The jury will be required to pass also upon the other classes of offences set forth in the indictment: (2) Uttering and publishing as true the three affidavits or papers described. (3) Transmitting or presenting them to the government or an agent thereof. The evidence of uttering or publishing the papers, and of presenting them to an agent of the government as true, is very explicit and uncontradicted. The counsel for the prisoner in no way question these two facts. To convict him, however, of the offence for which he is indicted, the proofs must satisfy the jury that the prisoner knew when he so used the papers that they were forged. All the evidence applicable to the first class of counts also applies to latter classes; and, though the evidence may be insufficient to prove the actual forgery, it may be adequate to establish the scienter, or knowledge of the prisoner that the papers were forged. It is to be examined only, in this point of view, in reference to these counts in the indictment, and the single inquiry referred to the jury on this branch of the subject is whether upon the whole evidence it is proved that the prisoner knew the papers described in the indictment were forgeries, at the time he offered them as genuine.
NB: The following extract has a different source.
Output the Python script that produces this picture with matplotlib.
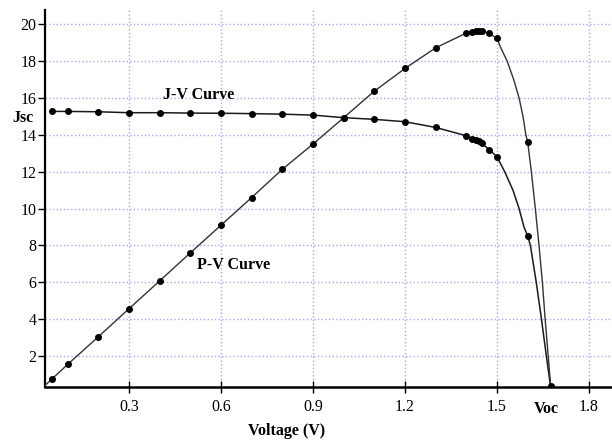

THE COURT further remarked that it was the right of the jury to separate the charges in their finding, and give a verdict of guilty upon any one of the counts in the indictment, and of not guilty upon all or any of the others. So, also, they may discriminate between the several particulars embraced in any one count or class of counts. Three affidavits are specified in the indictment as the subject of the offence; but the crime is complete, if either affidavit was forged by the prisoner, or uttered and published as true, with a knowledge that it was forged. Should the proofs establish the prisoner's guilt as to any one, and not as to the other particular specifications, the jury may acquit him, in respect to the latter, or return a general verdict of guilty, inasmuch as the crime is the same whether one or all the papers were forged.

It belongs to the prosecution to produce legal evidence proving the guilt of the prisoner. He is to have the advantage of every defect of testimony, and of every reasonable doubt existing upon the proofs; and whatever suspicions the evidence may raise, if it does not make out satisfactorily the criminality of the prisoner in the matter and manner charged in the indictment, he is entitled to a verdict of acquittal.

The jury found the prisoner guilty upon the whole indictment.